Retailers and restaurant groups are sounding the alarm on the UK jobs market, as applicants surge for waning numbers of vacancies while employers shrink their workforces and cut staff hours.

Next chief executive Lord Simon Wolfson last week warned of growing pressure on jobs as Labour’s sweeping overhaul of workers’ rights threatens added complexity for employers on top of the rise in costs after last year’s Budget.

The FTSE 100 retailer said that while its vacancies had fallen 35 per cent over the past two years, the number of applications per job had soared 76 per cent.

Wolfson said that while he did not expect a big employment shock, it was becoming harder for people to enter the workforce or change jobs.

“Almost every industry is just becoming slightly more mechanised, introducing AI, inducing productivity measures in response to rising costs . . . My guess is that the effect is going to be felt the most by those seeking to enter the workforce or move jobs.”

Sir Tim Martin, founder and chair of Wetherspoons, said Wolfson was “spot on” and his pub chain was also experiencing a sharp rise in job applications.

“One pub manager said that a part-time afternoon shift had got a hundred applications,” he said. “There are a lot of people looking for work.”

Martin said the government’s “policies that were meant to help working people risk hurting the people they want to help”.

Hospitality and retail businesses are bearing the brunt of tax and minimum wage increases and new workers’ rights that drive up labour costs particularly sharply in sectors with large numbers of low-wage, part-time young workers.

Job losses in these two sectors account for most of the 145,000 fall in payroll employment recorded since the minimum wage changes and rise in employers’ national insurance contributions were announced last October.

Official data published last week suggests the overall UK labour market is starting to stabilise, with both payroll employment and vacancies steadying in August following a sustained period of decline.

Unemployment remains relatively contained at 4.7 per cent, redundancies are close to pre-pandemic norms and the Bank of England now sees “less of an immediate risk that the labour market would loosen very rapidly”.

But Kate Nicholls, chair of the UKHospitality trade body, said the industry’s workforce had dropped by 10,000 people in the past month alone and that businesses were not keeping on summer staff. “Two-thirds of members say they are reducing staff hours and headcount largely due to national insurance, anticipation of further national living wage rises and uncertainty around the Employment Rights Bill.”

The reforms encompassed by the bill — including day one protection against unfair dismissal, a new right to guaranteed hours and an extension of statutory sick pay — will have a disproportionate effect in hospitality, where many workers are on zero or low hours contracts.

The British Retail Consortium has highlighted that there are 97,000 fewer jobs in retail than last year, while vacancy rates are also dropping.

Helen Dickinson, chief executive, said it was “vital that the chancellor’s autumn Budget does not increase costs to the high street further, or else it will be working people who will pay the price as local, flexible jobs are lost, and the cost of living continues to rise”.

The number of vacancies in the UK between June and August was 119,000 lower than a year ago, according to the Office for National Statistics.

Andrew Murphy, chief executive of toy chain The Entertainer, which will soon be transferred into a trust owned by its 1,900 employees, said the official data was masking the pain in the jobs market because many businesses were slashing hours rather than jobs.

“We still need people in stores but maybe that person was doing 20 hours before and now they are only doing 12,” he said. “We have had to cut 20 per cent of hours in 70 of our smaller stores”

Murphy also blamed last October’s Budget for increasing the burden on employers.

“It’s the law of physics,” he said. “Businesses have to look at every way they can reduce staffing costs, either by taking out job tasks, cutting hours, outsourcing or automating.”

He added that the government’s move to increase national insurance contributions and lower thresholds at which companies start paying the tax “took the biscuit . . . The government has made the error of seeing everything in isolation, rather than realising the pain all these measures cause.

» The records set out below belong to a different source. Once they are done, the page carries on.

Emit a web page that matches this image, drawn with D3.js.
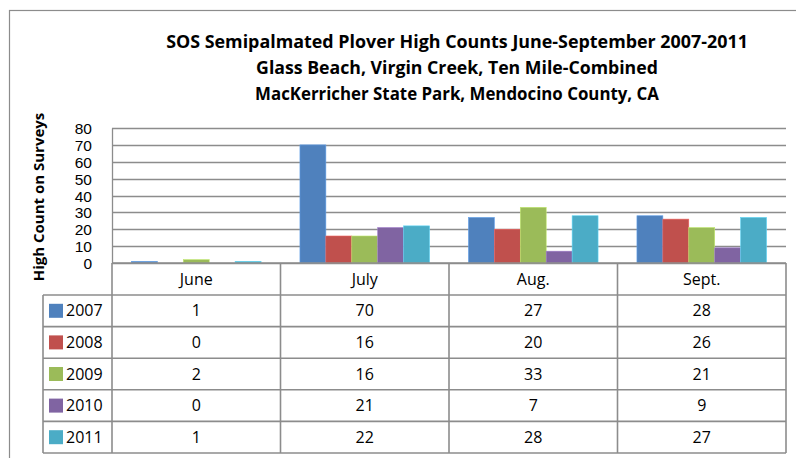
<!DOCTYPE html>
<html>
<head>
<meta charset="utf-8">
<script src="https://cdn.jsdelivr.net/npm/d3@7"></script>
<style>
  body { margin: 0; background: #fff; }
  svg text { font-family: "Open Sans", "Noto Sans", sans-serif; fill: #000; }
  .title { font-weight: bold; font-size: 18px; }
  .ylabel { font-weight: bold; font-size: 15px; }
  .cell { font-size: 16px; }
</style>
</head>
<body>
<div id="chart"></div>
<script>
// chart data
const months = ["June", "July", "Aug.", "Sept."];
const years = ["2007", "2008", "2009", "2010", "2011"];
const colors = ["#4F81BD", "#C0504D", "#9BBB59", "#8064A2", "#4BACC6"];
const counts = {
  "2007": [1, 70, 27, 28],
  "2008": [0, 16, 20, 26],
  "2009": [2, 16, 33, 21],
  "2010": [0, 21, 7, 9],
  "2011": [1, 22, 28, 27]
};
const yTicks = [0, 10, 20, 30, 40, 50, 60, 70, 80];
const titleLines = [
  "SOS Semipalmated Plover High Counts June-September 2007-2011",
  "Glass Beach, Virgin Creek, Ten Mile-Combined",
  "MacKerricher State Park, Mendocino County, CA"
];

const w = 796, h = 458;
const plotL = 112, plotR = 786, plotT = 128, plotB = 263;
const catRowH = 32, rowH = 31.6, legendL = 43;
const lineCol = "#8c8c8c";

const svg = d3.select("#chart").append("svg")
  .attr("width", w).attr("height", h);

// outer chart frame (runs past the picture edge)
svg.append("rect")
  .attr("x", 9.5).attr("y", 10.5)
  .attr("width", 820).attr("height", 480)
  .attr("fill", "none").attr("stroke", lineCol).attr("stroke-width", 1.2);

// title
svg.selectAll(".title").data(titleLines).enter()
  .append("text")
  .attr("class", "title")
  .attr("x", 457)
  .attr("y", (d, i) => 48 + i * 26)
  .attr("text-anchor", "middle")
  .text(d => d)
  .each(function(d, i) {
    const target = [582, 402, 404][i];
    const len = this.getComputedTextLength();
    d3.select(this).style("font-size", (18 * target / len) + "px");
  });

const x0 = d3.scaleBand().domain(months).range([plotL, plotR]);
const x1 = d3.scaleBand().domain(years).range([0, x0.bandwidth()])
  .paddingInner(0).paddingOuter(0.75);
const y = d3.scaleLinear().domain([0, 80]).range([plotB, plotT]);

// gridlines
svg.append("g").selectAll("line").data(yTicks).enter()
  .append("line")
  .attr("x1", plotL).attr("x2", plotR)
  .attr("y1", d => Math.round(y(d)) + 0.5).attr("y2", d => Math.round(y(d)) + 0.5)
  .attr("stroke", lineCol).attr("stroke-width", 1.3);

// value axis
const yAxis = d3.axisLeft(y).tickValues(yTicks).tickSize(0).tickPadding(20);
const ya = svg.append("g")
  .attr("transform", "translate(" + plotL + ",0)")
  .call(yAxis);
ya.select(".domain").attr("stroke", lineCol).attr("stroke-width", 1.3);
ya.selectAll("text").attr("dy", "0.36em")
  .style("font-family", "'Liberation Sans', Arial, sans-serif")
  .style("font-size", "15.5px");

svg.append("text")
  .attr("class", "ylabel")
  .attr("transform", "translate(44," + 197 + ") rotate(-90)")
  .attr("text-anchor", "middle")
  .text("High Count on Surveys");

// bars
const groups = svg.append("g").selectAll("g").data(months).enter()
  .append("g")
  .attr("transform", d => "translate(" + x0(d) + ",0)");
groups.selectAll("rect")
  .data((m, mi) => years.map((yr, yi) => ({ yr: yr, v: counts[yr][mi], c: colors[yi] })))
  .enter().append("rect")
  .attr("x", d => x1(d.yr))
  .attr("y", d => y(d.v))
  .attr("width", x1.bandwidth())
  .attr("height", d => plotB - y(d.v))
  .attr("fill", d => d.c)
  .attr("stroke", d => d3.color(d.c).brighter(0.6))
  .attr("stroke-width", 0.6);

// data table
const tableTop = plotB + catRowH;
const tableBot = tableTop + rowH * years.length;
const grid = svg.append("g")
  .attr("stroke", lineCol).attr("stroke-width", 1.6).attr("fill", "none");

// vertical lines of month columns
grid.selectAll(".v").data(months.map(m => x0(m)).concat([plotR])).enter()
  .append("line")
  .attr("x1", d => d).attr("x2", d => d)
  .attr("y1", plotB).attr("y2", tableBot);
// horizontal lines
grid.append("line").attr("x1", plotL).attr("x2", plotR).attr("y1", plotB).attr("y2", plotB);
grid.selectAll(".hr").data(d3.range(years.length + 1)).enter()
  .append("line")
  .attr("x1", legendL).attr("x2", plotR)
  .attr("y1", i => tableTop + i * rowH).attr("y2", i => tableTop + i * rowH);
grid.append("line").attr("x1", legendL).attr("x2", legendL)
  .attr("y1", tableTop).attr("y2", tableBot);

// month labels
svg.selectAll(".mlab").data(months).enter()
  .append("text")
  .attr("class", "cell")
  .attr("x", d => x0(d) + x0.bandwidth() / 2)
  .attr("y", plotB + catRowH / 2)
  .attr("dy", "0.35em")
  .attr("text-anchor", "middle")
  .text(d => d);

// legend keys + values
years.forEach((yr, yi) => {
  const cy = tableTop + yi * rowH + rowH / 2;
  svg.append("rect")
    .attr("x", 49).attr("y", cy - 7)
    .attr("width", 14).attr("height", 14)
    .attr("fill", colors[yi]);
  svg.append("text")
    .attr("class", "cell")
    .attr("x", 66).attr("y", cy)
    .attr("dy", "0.35em")
    .text(yr);
  svg.selectAll(".v" + yr).data(counts[yr]).enter()
    .append("text")
    .attr("class", "cell")
    .attr("x", (d, mi) => x0(months[mi]) + x0.bandwidth() / 2)
    .attr("y", cy)
    .attr("dy", "0.35em")
    .attr("text-anchor", "middle")
    .text(d => d);
});
</script>
</body>
</html>
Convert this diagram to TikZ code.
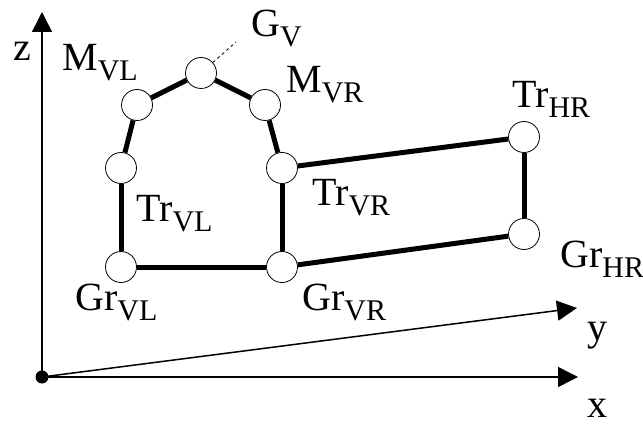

It will push some retailers under.”

Spencer Craig, founder of London-based coffee chain Pure, said that “for every job we advertise — whether that’s a barista, a store manager or marketing manager — we get 500 applicants. Two years ago that was about 50 applicants. It’s a tough market for people to find a job at all. We’re also seeing a lot more senior people applying for junior roles”.

Craig said Pure had started cutting staffing hours as soon as the Budget came in, and that Labour’s measures amounted to “bizarre policy — it’s anti-employment”.

“For a government that wants to get people off the welfare bill and into employment and achieve growth, the Employment Rights Bill makes it even harder to employ people”.

MPs last week voted against amendments to the Employment Rights Bill passed by the House of Lords before the summer recess that would have addressed some of employers’ concerns about the new day one right to protection against unfair dismissal and a right to guaranteed hours.

The government’s own impact assessment suggested the bill would impose £5bn in annual costs on the corporate world.

However, crucial details of many of the key measures — including how the new right to guaranteed hours will work and who will be eligible — will be settled only through regulation once the bill has become law.